Rohit Havaldar

Personal information
- Full name: Rohit Havaldar
- National team: India
- Born: 26 August 1989 (age 37) Kolhapur, Maharashtra, India
- Height: 1.80 m (5 ft 11 in)
- Weight: 74 kg (163 lb)

Sport
- Sport: Swimming
- Strokes: Backstroke, freestyle
- Club: Dolphin swim club, Bangalore
- College team: Jain University, Bangalore
- Coach: Nihar Ameen

Medal record
Men's swimming
Representing India
South Asian Games
| Gold medal – first place | 2006 Colombo | 4×100 m freestyle relay |
| Gold medal – first place | 2006 Colombo | 4×200 m freestyle relay |
| Silver medal – second place | 2006 Colombo | 400 m freestyle |
| Silver medal – second place | 2006 Colombo | 1500 m freestyle |
| Bronze medal – third place | 2006 Colombo | 200 m backstroke |
| Bronze medal – third place | 2010 Dhaka | 50 m backstroke |

= Rohit Havaldar =

Indian swimmer

 Rohit Rajendra Havaldar (born in Kolhapur, Maharashtra, India) is an Indian swimmer. Rohit Havaldar has achieved many swimming records and has won many medals both at the nationals and state competitions. He competed in Telstra grand prix Olympic trials in July. He created history in 2010 when he won a medal for India in swimming at the South Asian games 2010.
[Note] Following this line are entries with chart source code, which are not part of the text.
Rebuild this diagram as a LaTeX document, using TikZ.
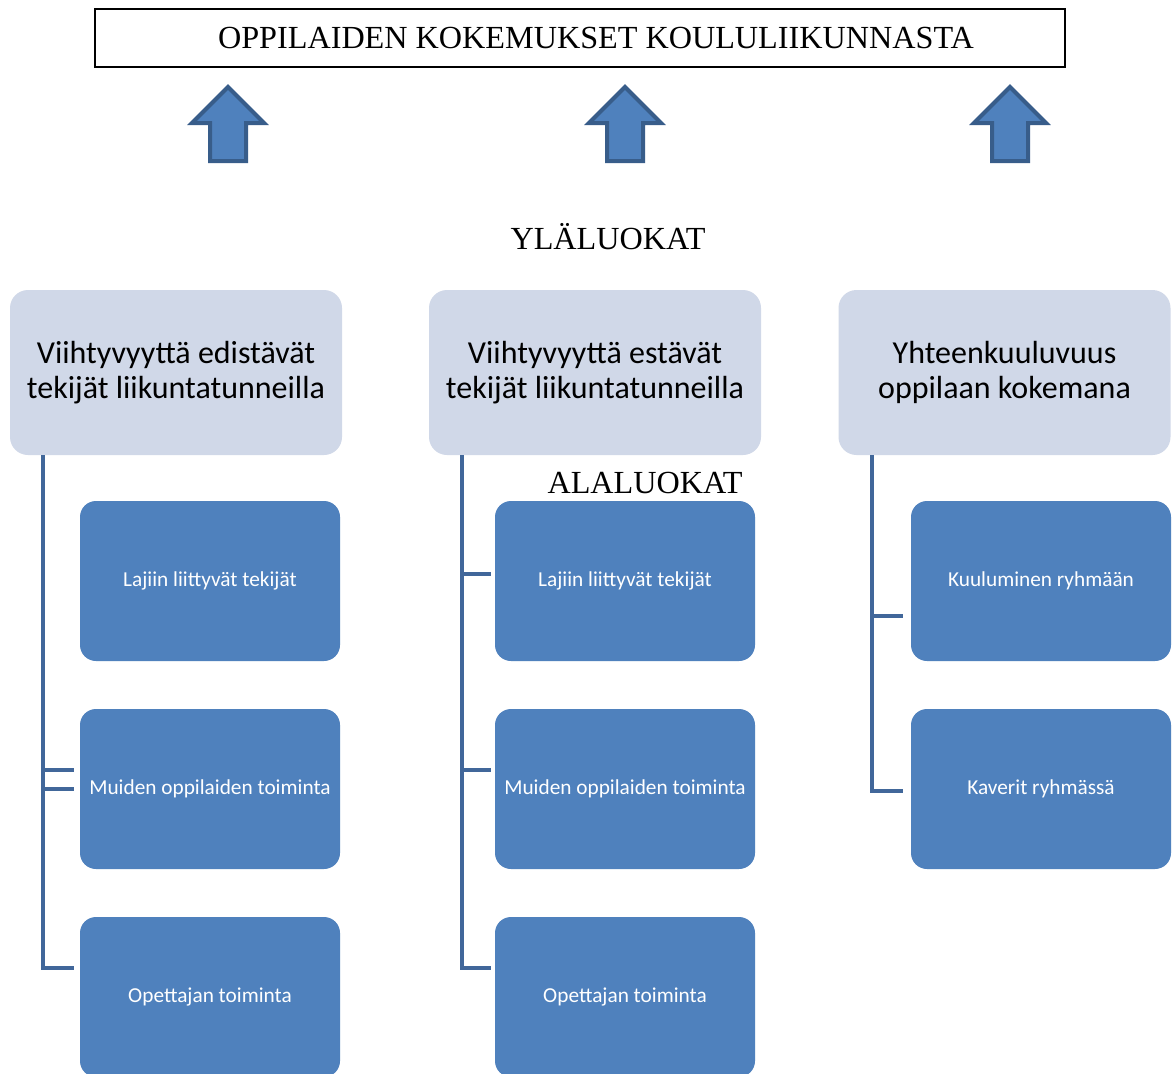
\documentclass[tikz,border=0pt]{standalone}
\usepackage{fontspec}
\setmainfont{Liberation Serif}
\newfontfamily\calfont{Carlito}
\usetikzlibrary{calc}
\definecolor{hdrfill}{HTML}{D0D8E8}
\definecolor{boxfill}{HTML}{4F81BD}
\definecolor{connclr}{HTML}{41679A}
\definecolor{arrowline}{HTML}{385D8A}
\tikzset{
  titlebox/.style={draw=black, line width=1.3pt, minimum width=970pt, minimum height=58pt, inner sep=0pt},
  titletext/.style={inner sep=0pt, font=\fontsize{32.2}{36}\selectfont},
  hdrbox/.style={fill=hdrfill, rounded corners=18pt, minimum width=332pt, minimum height=165pt, inner sep=0pt, align=center, font=\calfont\fontsize{32}{35}\selectfont},
  childbox/.style={fill=boxfill, rounded corners=16pt, minimum width=260pt, minimum height=160pt, inner sep=0pt, align=center, text=white, font=\calfont\fontsize{21.3}{24}\selectfont},
  lbl/.style={inner sep=0pt, font=\fontsize{32.2}{34}\selectfont},
  conn/.style={draw=connclr, line width=4pt},
  uparrow/.style={fill=boxfill, draw=arrowline, line width=4pt, line join=miter},
}
\begin{document}
\begin{tikzpicture}[x=1pt,y=-1pt]
\useasboundingbox (0,0) rectangle (1174,1073);
\clip (0,0) rectangle (1174,1073);
\fill[white] (0,0) rectangle (1174,1073);

\node[titlebox] (title) at (580,38) {};
\node[titletext] (titletxt) at (596,38) {OPPILAIDEN KOKEMUKSET KOULULIIKUNNASTA};

\foreach \cx in {228,625,1010}{
  \draw[uparrow] (\cx,87) -- (\cx+36,123) -- (\cx+18,123) -- (\cx+18,161) -- (\cx-18,161) -- (\cx-18,123) -- (\cx-36,123) -- cycle;
}

\node[lbl] (yla) at (608,237) {YLÄLUOKAT};

\node[hdrbox] (h1) at (176,372.5) {Viihtyvyyttä edistävät\\tekijät liikuntatunneilla};
\node[hdrbox] (h2) at (595,372.5) {Viihtyvyyttä estävät\\tekijät liikuntatunneilla};
\node[hdrbox] (h3) at (1004.5,372.5) {Yhteenkuuluvuus\\oppilaan kokemana};

\node[lbl] (ala) at (645,483) {ALALUOKAT};

\node[childbox] (c11) at (210,581) {Lajiin liittyvät tekijät};
\node[childbox] (c12) at (210,789) {Muiden oppilaiden toiminta};
\node[childbox] (c13) at (210,997) {Opettajan toiminta};

\node[childbox] (c21) at (625,581) {Lajiin liittyvät tekijät};
\node[childbox] (c22) at (625,789) {Muiden oppilaiden toiminta};
\node[childbox] (c23) at (625,997) {Opettajan toiminta};

\node[childbox] (c31) at (1041,581) {Kuuluminen ryhmään};
\node[childbox] (c32) at (1041,789) {Kaverit ryhmässä};

% column 1 connectors
\coordinate (t1a) at ($(c12.west)+(-6,-19)$);
\coordinate (t1b) at ($(c12.west)+(-6,0)$);
\coordinate (t1c) at ($(c13.west)+(-6,-29)$);
\draw[conn] ($(h1.south west)+(33,0)$) |- (t1c);
\draw[conn] ($(h1.south west)+(33,0)$) |- (t1a);
\draw[conn] ($(h1.south west)+(33,0)$) |- (t1b);

% column 2 connectors
\coordinate (t2a) at ($(c21.west)+(-4,-7)$);
\coordinate (t2b) at ($(c22.west)+(-4,-19)$);
\coordinate (t2c) at ($(c23.west)+(-4,-29)$);
\draw[conn] ($(h2.south west)+(33,0)$) |- (t2c);
\draw[conn] ($(h2.south west)+(33,0)$) |- (t2a);
\draw[conn] ($(h2.south west)+(33,0)$) |- (t2b);

% column 3 connectors
\coordinate (t3a) at ($(c31.west)+(-8,35)$);
\coordinate (t3b) at ($(c32.west)+(-8,2)$);
\draw[conn] ($(h3.south west)+(34,0)$) |- (t3b);
\draw[conn] ($(h3.south west)+(34,0)$) |- (t3a);
\end{tikzpicture}
\end{document}
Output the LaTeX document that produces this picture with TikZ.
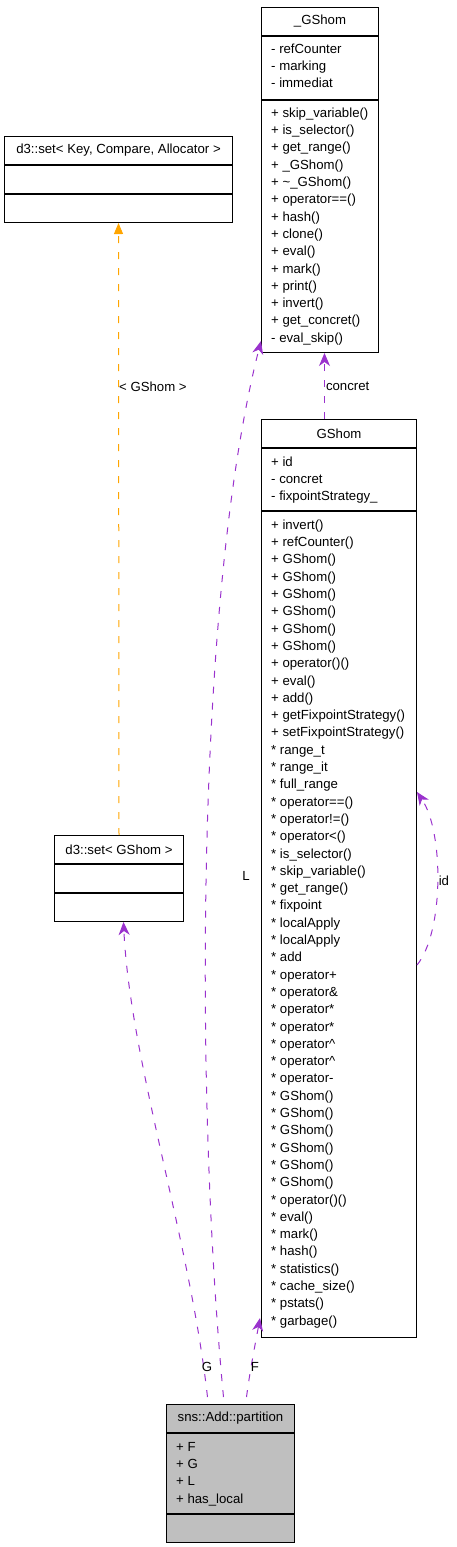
\documentclass[tikz,border=0pt]{standalone}
\usepackage{fontspec}
\setmainfont{Liberation Sans}
\usetikzlibrary{arrows.meta}
\definecolor{usecolor}{HTML}{9A32CD}
\definecolor{tplcolor}{HTML}{FFA500}
\definecolor{focusfill}{HTML}{BFBFBF}
\newcommand{\umlfont}{\fontsize{13.2}{17.3}\selectfont}
\tikzset{
  cls/.style={draw=black, line width=1pt, inner sep=0pt, font=\umlfont},
  members/.style={anchor=north west, inner sep=0pt, align=left, font=\umlfont},
  uses/.style={draw=usecolor, line width=1pt, dash pattern=on 7pt off 9pt, -{Stealth[length=13pt,width=11pt,inset=4pt]}},
  tpl/.style={draw=tplcolor, line width=1pt, dash pattern=on 7pt off 9pt, -{Triangle[length=11pt,width=9pt]}},
  lbl/.style={font=\umlfont, inner sep=0pt}
}
\begin{document}
\begin{tikzpicture}[x=1pt,y=-1pt]
\useasboundingbox (0,0) rectangle (456,1547);
% _GShom
\node[cls, minimum width=117pt, minimum height=28pt, anchor=north west] (baseTitle) at (261,7) {\_GShom};
\node[cls, minimum width=117pt, minimum height=63pt, anchor=north] (baseAttr) at (baseTitle.south) {};
\node[cls, minimum width=117pt, minimum height=252pt, anchor=north] (baseOps) at (baseAttr.south) {};
\node[members] at ([xshift=10pt,yshift=-5pt]baseAttr.north west) {\strut- refCounter\\- marking\\- immediat};
\node[members] at ([xshift=10pt,yshift=-5pt]baseOps.north west) {\strut+ skip\_variable()\\+ is\_selector()\\+ get\_range()\\+ \_GShom()\\+ \textasciitilde\_GShom()\\+ operator==()\\+ hash()\\+ clone()\\+ eval()\\+ mark()\\+ print()\\+ invert()\\+ get\_concret()\\- eval\_skip()};
% d3::set< Key, Compare, Allocator >
\node[cls, minimum width=228pt, minimum height=28pt, anchor=north west] (setTitle) at (4,136) {d3::set< Key, Compare, Allocator >};
\node[cls, minimum width=228pt, minimum height=28pt, anchor=north] (setAttr) at (setTitle.south) {};
\node[cls, minimum width=228pt, minimum height=28pt, anchor=north] (setOps) at (setAttr.south) {};
% GShom
\node[cls, minimum width=155pt, minimum height=28pt, anchor=north west] (gshTitle) at (261,419) {GShom};
\node[cls, minimum width=155pt, minimum height=62pt, anchor=north] (gshAttr) at (gshTitle.south) {};
\node[cls, minimum width=155pt, minimum height=826pt, anchor=north] (gshOps) at (gshAttr.south) {};
\node[members] at ([xshift=10pt,yshift=-6pt]gshAttr.north west) {\strut+ id\\- concret\\- fixpointStrategy\_};
\node[members] at ([xshift=10pt,yshift=-6pt]gshOps.north west) {\strut+ invert()\\+ refCounter()\\+ GShom()\\+ GShom()\\+ GShom()\\+ GShom()\\+ GShom()\\+ GShom()\\+ operator()()\\+ eval()\\+ add()\\+ getFixpointStrategy()\\+ setFixpointStrategy()\\* range\_t\\* range\_it\\* full\_range\\* operator==()\\* operator!=()\\* operator<()\\* is\_selector()\\* skip\_variable()\\* get\_range()\\* fixpoint\\* localApply\\* localApply\\* add\\* operator+\\* operator\&\\* operator*\\* operator*\\* operator\textasciicircum\\* operator\textasciicircum\\* operator-\\* GShom()\\* GShom()\\* GShom()\\* GShom()\\* GShom()\\* GShom()\\* operator()()\\* eval()\\* mark()\\* hash()\\* statistics()\\* cache\_size()\\* pstats()\\* garbage()};
% d3::set< GShom >
\node[cls, minimum width=129pt, minimum height=28pt, anchor=north west] (gsetTitle) at (54,835) {d3::set< GShom >};
\node[cls, minimum width=129pt, minimum height=28pt, anchor=north] (gsetAttr) at (gsetTitle.south) {};
\node[cls, minimum width=129pt, minimum height=28pt, anchor=north] (gsetOps) at (gsetAttr.south) {};
% sns::Add::partition
\node[cls, fill=focusfill, minimum width=128pt, minimum height=28pt, anchor=north west] (partTitle) at (166,1404) {sns::Add::partition};
\node[cls, fill=focusfill, minimum width=128pt, minimum height=80pt, anchor=north] (partAttr) at (partTitle.south) {};
\node[cls, fill=focusfill, minimum width=128pt, minimum height=28pt, anchor=north] (partOps) at (partAttr.south) {};
\node[members] at ([xshift=10pt,yshift=-6pt]partAttr.north west) {\strut+ F\\+ G\\+ L\\+ has\_local};
% relations
\draw[tpl] (gsetTitle.north) -- (setOps.south) node[lbl, pos=0.733, anchor=west] {< GShom >};
\draw[uses] ([xshift=-14.5pt]gshTitle.north) -- ([xshift=4.5pt]baseOps.south) node[lbl, midway, anchor=west, xshift=1pt] {concret};
\draw[uses] ([yshift=-454pt]gshOps.north east) .. controls +(27,-33) and +(27,40) .. ([yshift=-281pt]gshOps.north east) node[lbl, pos=0.5, anchor=west, xshift=1pt] {id};
\draw[uses] ([xshift=-7pt,yshift=7pt]partTitle.north) .. controls (195,1100) and (195,600) .. ([yshift=12pt]baseOps.south west) node[lbl] at (246,876) {L};
\draw[uses] ([xshift=-23pt,yshift=7pt]partTitle.north) .. controls (190,1240) and (130,1060) .. ([xshift=4.5pt]gsetOps.south) node[lbl] at (207,1367) {G};
\draw[uses] ([xshift=16pt,yshift=7pt]partTitle.north) .. controls (250,1370) and (256,1340) .. ([xshift=-1pt,yshift=20pt]gshOps.south west) node[lbl] at (255,1367) {F};
\end{tikzpicture}
\end{document}
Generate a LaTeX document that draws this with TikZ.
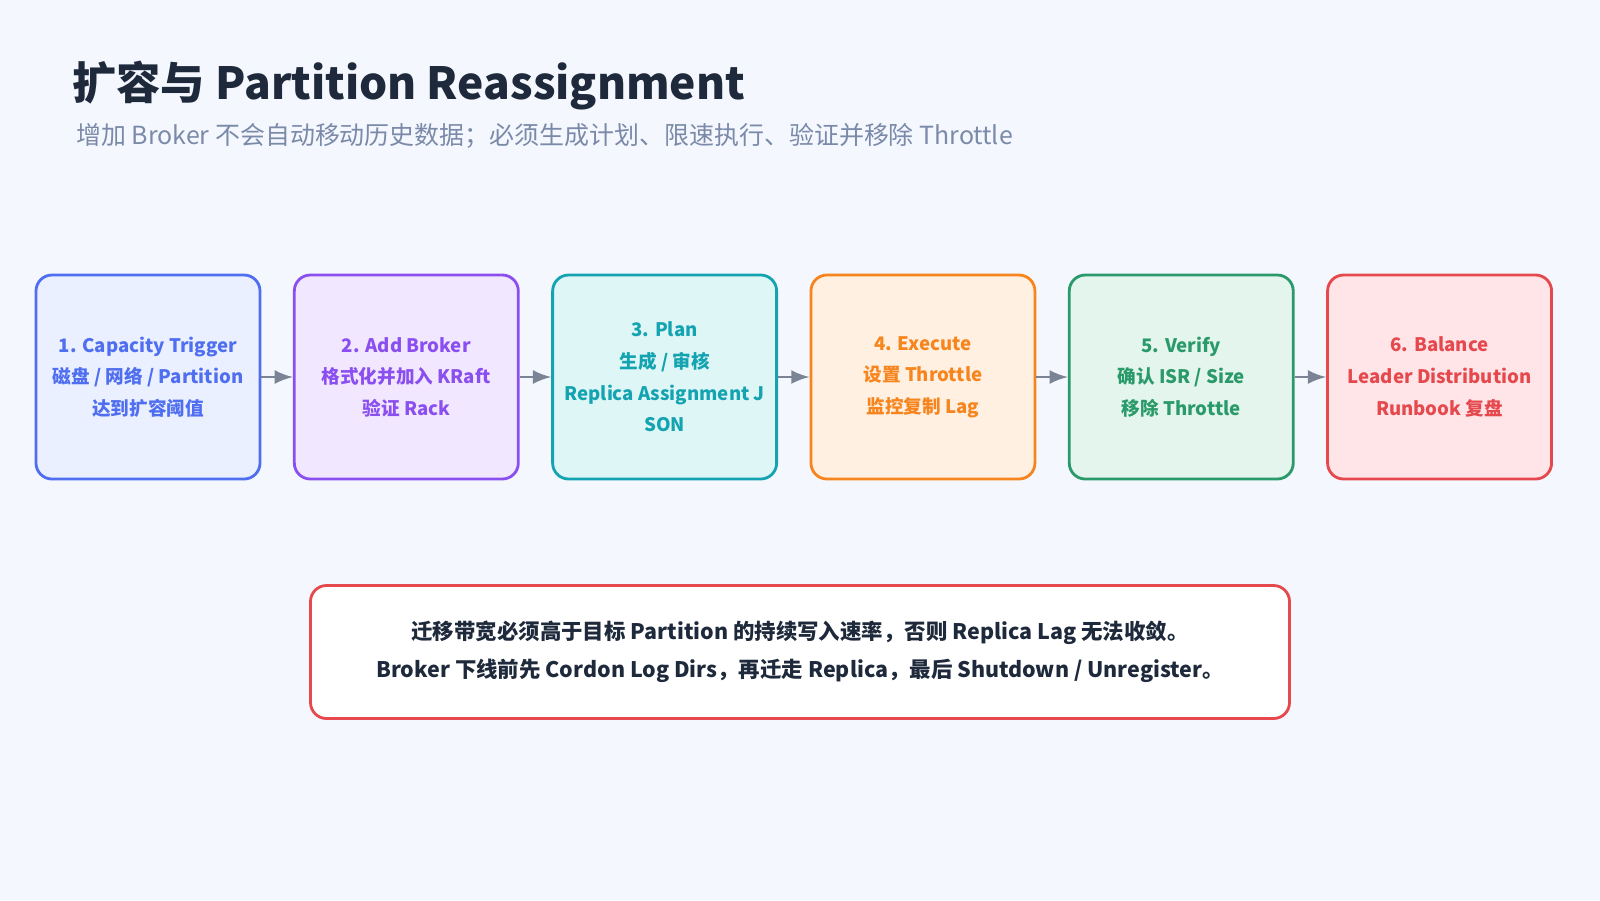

Rohit was awarded Maharashtra government's most prestigious "Shiv Chhatrapati Award" in 2015 by the then Chief Minister, Devendra Fadnavis and Sports Minister, Vinod Tawde.

He was also awarded Karnataka government's most prestigious "Ekalavya Award" in 2006 by the then Governor of Karnataka, Late. Hansraj Bharadwaj and Sports Minister Shri. Gulihatty Shekhar.

==Early life==
Havaldar was born in Kolhapur in Maharashtra, India to Rajendra Havaldar (father) and Anuradha Havaldar (mother). He received his education at Jain University, Bangalore. At a very young age, he has shown the signs of fulfilling his energy.